Though Trump only nominated Neil Gorsuch of the 10th Circuit on Jan. 31, Washington-based Fix the Court says its request for records on Gorsuch was already over a month old at that point.
A nonpartisan group that advocates for reforms that would make the Supreme Court more transparent, Fix the Court says it filed its request on Dec. 22, requesting "all complaints, correspondence and any performance reviews or reprimands" involving Gorsuch between 2005 and 2006, when he was serving as deputy attorney general in the Justice Department.
It was known in December that Gorsuch was on Trump's shortlist of potential judges to fill the seat left open after the death in February 2016 of Justice Antonin Scalia.
In a statement announcing the lawsuit Friday, Fix the Court executive director Gabe Roth said the records his group seeks could show whether Gorsuch had a role in creating U.S. policy on the treatment of detainees during the War on Terror or in the discrimination against liberal lawyers who applied to the Justice Department, as revealed in a 2008 inspector general report.
Fix the Court’s request seks any complaints against Gorsuch from "within the Department of Justice or from members of the public," as well as emails, performance reviews and "warnings or reprimands issued regarding Mr. Gorsuch and his service with the Department of Justice.”
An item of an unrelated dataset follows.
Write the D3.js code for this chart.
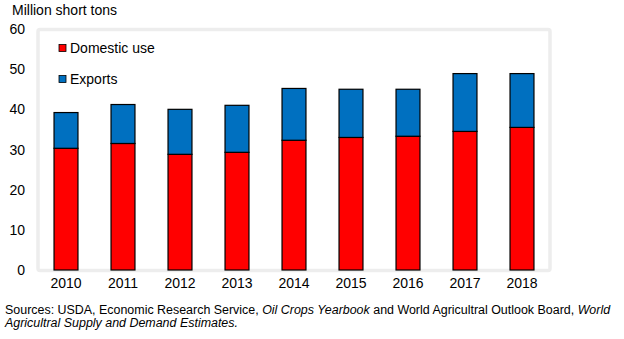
<!DOCTYPE html>
<html>
<head>
<meta charset="utf-8">
<script src="https://cdn.jsdelivr.net/npm/d3@7"></script>
<style>
  body { margin: 0; background: #fff; }
  svg { display: block; font-family: "Liberation Sans", Arial, sans-serif; }
</style>
</head>
<body>
<svg id="chart" width="624" height="339"></svg>
<script>
// data (million short tons)
var years = ["2010", "2011", "2012", "2013", "2014", "2015", "2016", "2017", "2018"]
var domestic = [30.3, 31.5, 28.8, 29.3, 32.3, 33.0, 33.3, 34.5, 35.5]
var exportsUse = [8.9, 9.7, 11.2, 11.7, 12.9, 12.0, 11.7, 14.4, 13.4]
var yTicks = [0, 10, 20, 30, 40, 50, 60]
var seriesNames = ["Domestic use", "Exports"]
var colors = ["#ff0000", "#0070c0"]

const svg = d3.select("#chart")

// plot area frame
svg.append("rect")
  .attr("x", 38).attr("y", 29.5)
  .attr("width", 512).attr("height", 241)
  .attr("rx", 2)
  .attr("fill", "#fff")
  .attr("stroke", "#ededed")
  .attr("stroke-width", 3.5)

const x = d3.scaleBand()
  .domain(years)
  .range([37.5, 550.5])
  .paddingInner(0.58)
  .paddingOuter(0.29)

const y = d3.scaleLinear()
  .domain([0, 60])
  .range([270, 29])

// stack the two series
var rows = years.map((yr, i) => ({ year: yr, d: domestic[i], e: exportsUse[i] }))
var stacked = d3.stack().keys(["d", "e"])(rows)

svg.append("g")
  .selectAll("g")
  .data(stacked)
  .enter().append("g")
  .attr("fill", (s, i) => colors[i])
  .selectAll("rect")
  .data(s => s)
  .enter().append("rect")
  .attr("x", d => x(d.data.year))
  .attr("width", x.bandwidth())
  .attr("y", d => y(d[1]))
  .attr("height", d => y(d[0]) - y(d[1]))
  .attr("stroke", "#000")
  .attr("stroke-width", 1.2)

// y axis labels
svg.append("g")
  .selectAll("text")
  .data(yTicks)
  .enter().append("text")
  .attr("x", 25)
  .attr("y", d => y(d) + 5)
  .attr("text-anchor", "end")
  .attr("font-size", 14)
  .attr("fill", "#000")
  .text(d => d)

// x axis labels
svg.append("g")
  .selectAll("text")
  .data(years)
  .enter().append("text")
  .attr("x", d => x(d) + x.bandwidth() / 2)
  .attr("y", 288)
  .attr("text-anchor", "middle")
  .attr("font-size", 14)
  .attr("fill", "#000")
  .text(d => d)

// unit label
svg.append("text")
  .attr("x", 12).attr("y", 15)
  .attr("font-size", 14)
  .text("Million short tons")

// legend
const legend = svg.append("g")
  .selectAll("g")
  .data(seriesNames)
  .enter().append("g")
  .attr("transform", (d, i) => `translate(59,${48 + i * 31})`)

legend.append("rect")
  .attr("x", 0).attr("y", -3.5)
  .attr("width", 7).attr("height", 7)
  .attr("fill", (d, i) => colors[i])
  .attr("stroke", "#000")
  .attr("stroke-width", 0.8)

legend.append("text")
  .attr("x", 11).attr("y", 5)
  .attr("font-size", 14)
  .text(d => d)

// source note
const note = svg.append("text")
  .attr("x", 5).attr("y", 314)
  .attr("font-size", 12.45)
note.append("tspan").text("Sources: USDA, Economic Research Service, ")
note.append("tspan").attr("font-style", "italic").text("Oil Crops Yearbook")
note.append("tspan").text(" and World Agricultral Outlook Board, ")
note.append("tspan").attr("font-style", "italic").text("World")

svg.append("text")
  .attr("x", 5).attr("y", 327)
  .attr("font-size", 12.45)
  .attr("font-style", "italic")
  .text("Agricultral Supply and Demand Estimates.")
</script>
</body>
</html>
Like the group's regular practice of requesting and posting online financial-disclosure forms for potential justices, Fix the Court said Gorsuch's employment record with the Justice Department would help shine light on a person who might well fill a lifetime seat on the nation's highest court.
"For the American people and the senators who represent them to make an informed assessment of the Supreme Court nominee, all non-classified information regarding his DOJ tenure should be out in the open," Roth said in a statement. "We will pursue this inquiry doggedly to ensure such information sees the light of day."
The Justice Department confirmed receipt of Fix the Court's request on Jan. 26, but said it falls within “unusual circumstances.” Saying it needed an extension to reply in full, the DOJ said Fix the Court’s request "requires a search in another office," according to the complaint.
Fix the Court has not heard from the Justice Department since, blowing past a statutory time limit in the Freedom of Information Act, the group claims in the complaint.
A Department of Justice spokesperson declined to comment on the suit.